====== DATA FOR THE TASK ======

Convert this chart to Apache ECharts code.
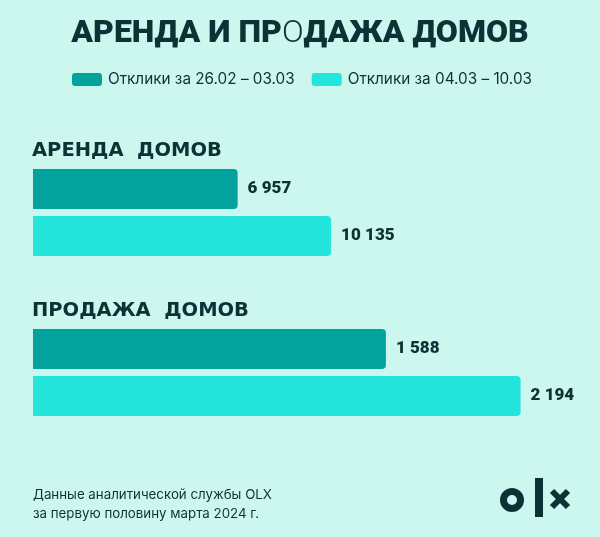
<!DOCTYPE html>
<html><head><meta charset="utf-8">
<script src="https://cdn.jsdelivr.net/npm/echarts@6/dist/echarts.min.js"></script>
<style>html,body{margin:0;padding:0;background:#CCF7EE;}#c{width:600px;height:537px;}</style>
</head><body><div id="c"></div>
<script>
const seriesNames = ['Отклики за 26.02 – 03.03', 'Отклики за 04.03 – 10.03'];
const groups = ['АРЕНДА  ДОМОВ', 'ПРОДАЖА  ДОМОВ'];
const rentValues = [6957, 10135];
const saleValues = [1588, 2194];
const axisMax = [17000, 2250];
const colors = ['#02A29D', '#23E5DC'];
const dark = '#0D3236';

function fmt(v){ return String(v).replace(/\B(?=(\d{3})+(?!\d))/g, ' '); }

const chart = echarts.init(document.getElementById('c'), null, {renderer:'canvas'});
const groupVals = [rentValues, saleValues];
const grids = [
  {left:33, width:500, top:162.5, height:100},
  {left:33, width:500, top:322.5, height:100}
];
const series = [];
groupVals.forEach((vals, gi) => {
  vals.forEach((v, si) => {
    series.push({
      type:'bar', name:seriesNames[si], xAxisIndex:gi, yAxisIndex:gi,
      data:[v], barWidth:40, barGap:'17.5%',
      itemStyle:{color:colors[si], borderRadius:[0,4,4,0]},
      label:{show:true, position:'right', distance:10, formatter:p=>fmt(p.value),
        color:dark, fontFamily:'Roboto', fontWeight:900, fontSize:17},
      emphasis:{disabled:true}, animation:false
    });
  });
});
chart.setOption({
  backgroundColor:'#CCF7EE',
  animation:false,
  title:[
    {text:'АРЕНДА И ПР{o|О}ДАЖА ДОМОВ', left:'center', top:13,
     textStyle:{fontFamily:'Roboto', fontWeight:900, fontSize:32, color:dark,
       rich:{o:{fontFamily:'Roboto', fontWeight:300, fontSize:32, color:dark}}}},
    {text:groups[0], left:27, top:136, textStyle:{fontFamily:'DejaVu Sans', fontWeight:'bold', fontSize:19.5, color:dark}},
    {text:groups[1], left:27, top:296, textStyle:{fontFamily:'DejaVu Sans', fontWeight:'bold', fontSize:19.5, color:dark}},
    {text:'Данные аналитической службы OLX\nза первую половину марта 2024 г.', left:28, top:480,
     textStyle:{fontFamily:'Inter', fontWeight:'normal', fontSize:13.3, lineHeight:19, color:dark}}
  ],
  legend:{data:seriesNames, left:67, top:67, itemWidth:30, itemHeight:13, itemGap:17,
    icon:'roundRect', textStyle:{fontFamily:'Inter', fontSize:15.3, color:dark, padding:[0,0,0,1]},
    selectedMode:false},
  grid:grids,
  xAxis:grids.map((g,i)=>({type:'value', gridIndex:i, min:0, max:axisMax[i], show:false})),
  yAxis:grids.map((g,i)=>({type:'category', gridIndex:i, data:[groups[i]], show:false, inverse:true})),
  series:series,
  graphic:[
    {type:'circle', shape:{cx:512, cy:500, r:8.5}, style:{fill:'none', stroke:dark, lineWidth:7}},
    {type:'rect', shape:{x:535, y:478, width:8, height:39}, style:{fill:dark}},
    {type:'line', shape:{x1:552, y1:491, x2:568, y2:507}, style:{stroke:dark, lineWidth:6}},
    {type:'line', shape:{x1:568, y1:491, x2:552, y2:507}, style:{stroke:dark, lineWidth:6}}
  ]
});
</script></body></html>
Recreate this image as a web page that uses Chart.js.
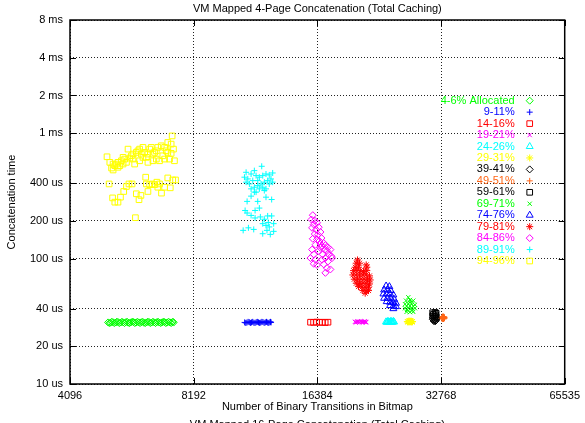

======

Quote the listing above in full, except for the pictures.

Convert this chart to Apache ECharts code.
<!DOCTYPE html>
<html><head><meta charset="utf-8">
<script src="https://cdn.jsdelivr.net/npm/echarts@6/dist/echarts.min.js"></script>
<style>html,body{margin:0;padding:0;background:#CCF7EE;}#c{width:600px;height:537px;}</style>
</head><body><div id="c"></div>
<script>
const seriesNames = ['Отклики за 26.02 – 03.03', 'Отклики за 04.03 – 10.03'];
const groups = ['АРЕНДА  ДОМОВ', 'ПРОДАЖА  ДОМОВ'];
const rentValues = [6957, 10135];
const saleValues = [1588, 2194];
const axisMax = [17000, 2250];
const colors = ['#02A29D', '#23E5DC'];
const dark = '#0D3236';

function fmt(v){ return String(v).replace(/\B(?=(\d{3})+(?!\d))/g, ' '); }

const chart = echarts.init(document.getElementById('c'), null, {renderer:'canvas'});
const groupVals = [rentValues, saleValues];
const grids = [
  {left:33, width:500, top:162.5, height:100},
  {left:33, width:500, top:322.5, height:100}
];
const series = [];
groupVals.forEach((vals, gi) => {
  vals.forEach((v, si) => {
    series.push({
      type:'bar', name:seriesNames[si], xAxisIndex:gi, yAxisIndex:gi,
      data:[v], barWidth:40, barGap:'17.5%',
      itemStyle:{color:colors[si], borderRadius:[0,4,4,0]},
      label:{show:true, position:'right', distance:10, formatter:p=>fmt(p.value),
        color:dark, fontFamily:'Roboto', fontWeight:900, fontSize:17},
      emphasis:{disabled:true}, animation:false
    });
  });
});
chart.setOption({
  backgroundColor:'#CCF7EE',
  animation:false,
  title:[
    {text:'АРЕНДА И ПР{o|О}ДАЖА ДОМОВ', left:'center', top:13,
     textStyle:{fontFamily:'Roboto', fontWeight:900, fontSize:32, color:dark,
       rich:{o:{fontFamily:'Roboto', fontWeight:300, fontSize:32, color:dark}}}},
    {text:groups[0], left:27, top:136, textStyle:{fontFamily:'DejaVu Sans', fontWeight:'bold', fontSize:19.5, color:dark}},
    {text:groups[1], left:27, top:296, textStyle:{fontFamily:'DejaVu Sans', fontWeight:'bold', fontSize:19.5, color:dark}},
    {text:'Данные аналитической службы OLX\nза первую половину марта 2024 г.', left:28, top:480,
     textStyle:{fontFamily:'Inter', fontWeight:'normal', fontSize:13.3, lineHeight:19, color:dark}}
  ],
  legend:{data:seriesNames, left:67, top:67, itemWidth:30, itemHeight:13, itemGap:17,
    icon:'roundRect', textStyle:{fontFamily:'Inter', fontSize:15.3, color:dark, padding:[0,0,0,1]},
    selectedMode:false},
  grid:grids,
  xAxis:grids.map((g,i)=>({type:'value', gridIndex:i, min:0, max:axisMax[i], show:false})),
  yAxis:grids.map((g,i)=>({type:'category', gridIndex:i, data:[groups[i]], show:false, inverse:true})),
  series:series,
  graphic:[
    {type:'circle', shape:{cx:512, cy:500, r:8.5}, style:{fill:'none', stroke:dark, lineWidth:7}},
    {type:'rect', shape:{x:535, y:478, width:8, height:39}, style:{fill:dark}},
    {type:'line', shape:{x1:552, y1:491, x2:568, y2:507}, style:{stroke:dark, lineWidth:6}},
    {type:'line', shape:{x1:568, y1:491, x2:552, y2:507}, style:{stroke:dark, lineWidth:6}}
  ]
});
</script></body></html>
Recreate this image as a web page that uses Chart.js.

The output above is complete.